The Atlantic coast is characterized for being straight, with a length of 212 km., which runs from Punta Castilla, at the mouth of San Juan River to the Sixaola River. The north coast has sandy beaches and estuaries, the central sector consists of rocky outcrops of coral origin with some sandy beaches, and in the South Caribbean you find beaches protected by coral reefs, habitats for a rich diversity of marine species.
HYDROGRAPHIC BASIN
The slope of the Caribbean has a complex watershed network, long and wide rivers descending from the mountains to the Caribbean with quite a flow due to frequent rains, traversing in its inferior course extensive plains where there are frequent changes in courses, forming meanders and canals that intercommunicate the rivers.
Among the major rivers of the Atlantic side we find the San Juan River, which marks the international border with Nicaragua and distributes its water to the Colorado River, receiving waters of the Sarapiqui River and the Tortuguero River forming a canal network, navigable lagoons and picturesque flood plains.
The rivers that descend from the Central mountain range towards the northern lowlands form one of the most extensive river networks in the country. The River Reventazon shares its waters with the Parismina, the river Pacuare and the Matina and Chirripo rivers. South of Limon you have the rivers Estrella and Banano that originate in the Matama row and the Sixaola River collecting the waters that come down the Talamancan Valley being a natural border with Panama.
CLIMATE
The essential components to determine the weather are temperature and humidity, which vary depending on solar radiation, atmospheric pressure, wind, humidity and precipitation, which can be modified by other characteristics such as vegetation, topography or proximity of water bodies.
Because of its tropical location the temperature in the Caribbean does not suffer drastic changes, while maintaining thermal stability throughout the year where if it presents important variations in temperature it is depending on the altitude range from sea level to over 3,000 m . On the coast, temperatures range between 28 ° and 37 ° C., in the lowlands it doesn´t descended from 20 ° C. and the maximum rarely exceeds 35 ° C., however in the higher altitudes of the Talamanca mountain range low temperatures throughout the year have an average of 10 ° C., which may even fall below 0 ° C. in the months of November and December.
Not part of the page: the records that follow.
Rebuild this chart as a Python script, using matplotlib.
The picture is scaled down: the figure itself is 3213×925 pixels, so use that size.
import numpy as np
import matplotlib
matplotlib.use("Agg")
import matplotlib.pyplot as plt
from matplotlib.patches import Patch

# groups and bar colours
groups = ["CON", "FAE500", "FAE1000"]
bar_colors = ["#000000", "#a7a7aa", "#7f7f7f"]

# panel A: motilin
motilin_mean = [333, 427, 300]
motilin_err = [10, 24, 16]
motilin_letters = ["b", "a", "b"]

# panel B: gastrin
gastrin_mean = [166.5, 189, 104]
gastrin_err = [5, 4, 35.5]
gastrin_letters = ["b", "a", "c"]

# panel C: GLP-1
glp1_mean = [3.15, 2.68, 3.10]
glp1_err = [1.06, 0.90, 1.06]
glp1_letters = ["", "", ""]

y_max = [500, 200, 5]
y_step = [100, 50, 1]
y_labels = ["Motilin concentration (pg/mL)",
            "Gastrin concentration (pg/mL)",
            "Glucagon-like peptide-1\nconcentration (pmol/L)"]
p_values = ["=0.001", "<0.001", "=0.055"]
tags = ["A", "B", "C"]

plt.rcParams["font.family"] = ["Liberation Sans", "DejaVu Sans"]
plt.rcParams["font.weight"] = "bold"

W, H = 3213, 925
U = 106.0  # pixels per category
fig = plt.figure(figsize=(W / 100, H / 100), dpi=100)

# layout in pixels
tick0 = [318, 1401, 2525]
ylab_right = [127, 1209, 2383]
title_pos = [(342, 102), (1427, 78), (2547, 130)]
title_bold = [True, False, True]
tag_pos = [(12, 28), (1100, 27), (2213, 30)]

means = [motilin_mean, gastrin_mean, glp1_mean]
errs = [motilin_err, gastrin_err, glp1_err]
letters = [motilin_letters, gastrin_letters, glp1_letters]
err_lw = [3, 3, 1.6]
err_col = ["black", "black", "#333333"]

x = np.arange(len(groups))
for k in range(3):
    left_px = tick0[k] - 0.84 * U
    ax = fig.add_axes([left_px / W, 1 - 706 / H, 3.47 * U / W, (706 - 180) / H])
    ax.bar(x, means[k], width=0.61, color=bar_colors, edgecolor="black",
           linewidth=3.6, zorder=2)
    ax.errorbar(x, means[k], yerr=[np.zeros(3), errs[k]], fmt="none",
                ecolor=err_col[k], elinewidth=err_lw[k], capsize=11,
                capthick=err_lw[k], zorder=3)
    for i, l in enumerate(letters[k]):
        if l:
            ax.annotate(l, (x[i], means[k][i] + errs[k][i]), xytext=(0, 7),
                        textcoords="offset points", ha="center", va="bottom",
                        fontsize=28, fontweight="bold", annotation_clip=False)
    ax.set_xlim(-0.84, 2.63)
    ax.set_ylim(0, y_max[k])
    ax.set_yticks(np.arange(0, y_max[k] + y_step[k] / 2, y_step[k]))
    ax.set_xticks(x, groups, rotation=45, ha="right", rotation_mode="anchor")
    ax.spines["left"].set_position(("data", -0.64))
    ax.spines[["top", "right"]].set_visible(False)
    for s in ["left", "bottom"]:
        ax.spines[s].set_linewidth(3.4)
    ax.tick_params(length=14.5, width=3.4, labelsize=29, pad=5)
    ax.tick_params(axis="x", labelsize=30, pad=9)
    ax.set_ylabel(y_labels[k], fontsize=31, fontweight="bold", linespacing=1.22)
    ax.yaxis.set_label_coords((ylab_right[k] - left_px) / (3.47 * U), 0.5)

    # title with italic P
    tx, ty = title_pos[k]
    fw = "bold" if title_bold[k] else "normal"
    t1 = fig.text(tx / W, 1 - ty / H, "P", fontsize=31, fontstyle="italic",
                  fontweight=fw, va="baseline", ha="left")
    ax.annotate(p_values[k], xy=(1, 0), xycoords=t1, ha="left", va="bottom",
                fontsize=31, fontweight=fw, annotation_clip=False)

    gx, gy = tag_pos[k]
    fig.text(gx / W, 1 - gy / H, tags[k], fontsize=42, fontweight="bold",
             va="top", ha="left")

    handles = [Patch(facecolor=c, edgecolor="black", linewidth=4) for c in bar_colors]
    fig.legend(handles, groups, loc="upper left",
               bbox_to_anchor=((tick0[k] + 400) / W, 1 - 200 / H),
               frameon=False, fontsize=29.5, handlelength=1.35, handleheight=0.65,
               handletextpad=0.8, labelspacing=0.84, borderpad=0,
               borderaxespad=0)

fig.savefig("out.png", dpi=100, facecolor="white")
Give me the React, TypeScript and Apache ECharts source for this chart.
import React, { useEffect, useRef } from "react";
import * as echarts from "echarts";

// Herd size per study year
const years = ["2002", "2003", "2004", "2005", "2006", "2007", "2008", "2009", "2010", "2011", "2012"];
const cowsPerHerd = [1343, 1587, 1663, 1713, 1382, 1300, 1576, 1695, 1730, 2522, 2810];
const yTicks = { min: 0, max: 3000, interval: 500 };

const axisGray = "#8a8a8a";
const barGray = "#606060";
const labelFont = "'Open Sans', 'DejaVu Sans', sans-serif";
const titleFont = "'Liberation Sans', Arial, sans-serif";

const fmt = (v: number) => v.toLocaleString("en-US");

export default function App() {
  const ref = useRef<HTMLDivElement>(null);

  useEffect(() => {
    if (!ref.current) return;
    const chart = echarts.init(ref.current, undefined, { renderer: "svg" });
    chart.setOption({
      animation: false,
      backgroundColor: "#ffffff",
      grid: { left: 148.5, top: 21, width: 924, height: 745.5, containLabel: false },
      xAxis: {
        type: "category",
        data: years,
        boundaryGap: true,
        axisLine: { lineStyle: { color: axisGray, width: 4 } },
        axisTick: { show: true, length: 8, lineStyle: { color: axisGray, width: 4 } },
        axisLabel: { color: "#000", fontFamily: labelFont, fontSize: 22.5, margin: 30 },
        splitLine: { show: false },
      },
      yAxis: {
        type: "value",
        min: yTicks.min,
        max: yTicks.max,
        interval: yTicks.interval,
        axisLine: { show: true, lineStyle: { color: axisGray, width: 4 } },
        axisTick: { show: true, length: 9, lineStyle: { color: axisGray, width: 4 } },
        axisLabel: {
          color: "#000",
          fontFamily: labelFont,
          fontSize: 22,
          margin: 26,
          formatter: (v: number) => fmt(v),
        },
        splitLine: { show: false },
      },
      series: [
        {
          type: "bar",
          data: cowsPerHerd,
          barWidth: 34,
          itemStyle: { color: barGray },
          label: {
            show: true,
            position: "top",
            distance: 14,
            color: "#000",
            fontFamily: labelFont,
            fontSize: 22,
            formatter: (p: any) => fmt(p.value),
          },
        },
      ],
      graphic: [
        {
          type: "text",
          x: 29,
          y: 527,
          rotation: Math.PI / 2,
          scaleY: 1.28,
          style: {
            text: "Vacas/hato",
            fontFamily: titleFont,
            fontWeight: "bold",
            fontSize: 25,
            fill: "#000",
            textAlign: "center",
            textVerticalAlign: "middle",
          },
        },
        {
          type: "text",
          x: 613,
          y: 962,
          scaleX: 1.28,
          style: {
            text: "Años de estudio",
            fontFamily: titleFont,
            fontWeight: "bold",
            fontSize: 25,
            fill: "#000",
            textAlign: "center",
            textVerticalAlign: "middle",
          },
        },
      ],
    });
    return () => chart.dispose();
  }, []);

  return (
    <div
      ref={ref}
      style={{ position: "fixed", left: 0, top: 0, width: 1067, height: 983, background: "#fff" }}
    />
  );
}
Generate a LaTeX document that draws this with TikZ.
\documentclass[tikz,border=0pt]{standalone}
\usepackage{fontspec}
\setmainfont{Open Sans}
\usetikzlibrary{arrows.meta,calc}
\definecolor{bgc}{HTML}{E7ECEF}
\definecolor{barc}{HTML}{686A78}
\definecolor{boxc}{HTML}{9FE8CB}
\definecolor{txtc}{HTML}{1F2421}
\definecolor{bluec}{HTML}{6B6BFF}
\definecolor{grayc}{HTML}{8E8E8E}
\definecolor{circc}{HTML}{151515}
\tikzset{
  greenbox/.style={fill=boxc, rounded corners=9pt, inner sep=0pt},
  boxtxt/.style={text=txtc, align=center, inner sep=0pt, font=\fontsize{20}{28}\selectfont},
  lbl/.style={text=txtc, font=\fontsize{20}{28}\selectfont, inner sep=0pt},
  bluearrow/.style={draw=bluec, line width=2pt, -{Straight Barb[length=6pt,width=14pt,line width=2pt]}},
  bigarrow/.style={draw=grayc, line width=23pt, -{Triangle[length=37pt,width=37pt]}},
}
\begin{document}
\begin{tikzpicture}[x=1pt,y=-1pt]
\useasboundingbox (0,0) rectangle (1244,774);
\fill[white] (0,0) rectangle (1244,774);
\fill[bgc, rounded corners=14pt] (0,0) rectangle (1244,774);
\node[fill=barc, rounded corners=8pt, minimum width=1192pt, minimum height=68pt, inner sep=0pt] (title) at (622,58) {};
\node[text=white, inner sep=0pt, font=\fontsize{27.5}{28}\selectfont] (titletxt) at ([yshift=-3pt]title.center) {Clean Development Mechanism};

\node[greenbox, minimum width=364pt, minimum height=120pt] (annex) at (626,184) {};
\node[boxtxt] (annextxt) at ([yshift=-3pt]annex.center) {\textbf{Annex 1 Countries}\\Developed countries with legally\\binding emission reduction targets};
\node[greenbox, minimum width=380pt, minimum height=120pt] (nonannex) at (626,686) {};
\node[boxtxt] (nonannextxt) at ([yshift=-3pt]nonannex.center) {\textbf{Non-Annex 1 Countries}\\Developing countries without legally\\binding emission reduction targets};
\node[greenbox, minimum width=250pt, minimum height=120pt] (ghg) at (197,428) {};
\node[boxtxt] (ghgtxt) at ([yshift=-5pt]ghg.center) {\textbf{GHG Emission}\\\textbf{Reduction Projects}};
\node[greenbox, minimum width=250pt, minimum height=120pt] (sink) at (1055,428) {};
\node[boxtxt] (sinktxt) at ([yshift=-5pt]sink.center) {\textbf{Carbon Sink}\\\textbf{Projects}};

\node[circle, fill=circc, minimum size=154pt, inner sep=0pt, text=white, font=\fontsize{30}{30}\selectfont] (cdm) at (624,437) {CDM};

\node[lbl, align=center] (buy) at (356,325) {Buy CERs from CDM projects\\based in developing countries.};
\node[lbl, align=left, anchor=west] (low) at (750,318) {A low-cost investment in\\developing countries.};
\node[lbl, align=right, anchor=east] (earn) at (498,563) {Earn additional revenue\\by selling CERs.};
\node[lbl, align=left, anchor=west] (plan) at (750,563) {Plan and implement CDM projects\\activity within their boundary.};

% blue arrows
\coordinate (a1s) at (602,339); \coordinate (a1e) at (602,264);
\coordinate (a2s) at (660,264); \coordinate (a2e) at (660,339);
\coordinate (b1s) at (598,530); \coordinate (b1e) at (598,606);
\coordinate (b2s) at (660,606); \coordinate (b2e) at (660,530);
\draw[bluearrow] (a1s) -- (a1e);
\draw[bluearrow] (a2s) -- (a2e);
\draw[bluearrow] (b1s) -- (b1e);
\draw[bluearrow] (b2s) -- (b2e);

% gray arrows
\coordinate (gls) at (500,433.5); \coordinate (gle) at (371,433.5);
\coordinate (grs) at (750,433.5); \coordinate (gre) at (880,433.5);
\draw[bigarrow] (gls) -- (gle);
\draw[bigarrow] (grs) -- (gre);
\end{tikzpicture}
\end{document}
The rainfall regime is marked by the influence of the northeast trade winds, cold air masses crossing the Gulf of Mexico or that come down from the U.S. east coast causing anticyclones, with cold humid winds that carry lots of rain to the coast and plains for periods up to 15 days. Other storms which last few days are called Tropical Waves, which are due to east winds that move high in the atmosphere and cause persistent rain.
In the Caribbean there are no dry areas and it also doesn’t have a dry season, although it presents a remarkable low rainfall during March-April and August to September, sometimes October, while in the mountains it rains all the year round without significant disruptions.
The climate classification is based mainly on two parameters, the average temperature and annual precipitation. It is also important to indicate the presence or absence of dry season. It is tropical if it has a dry season and equatorial if it has not. So based on these three factors we can speak of a Very Hot Humid Equatorial climate in the plains of the Caribbean. In the highlands there are however very wet and cold rain regimes, where humidity is considered as the form of water vapor in the air.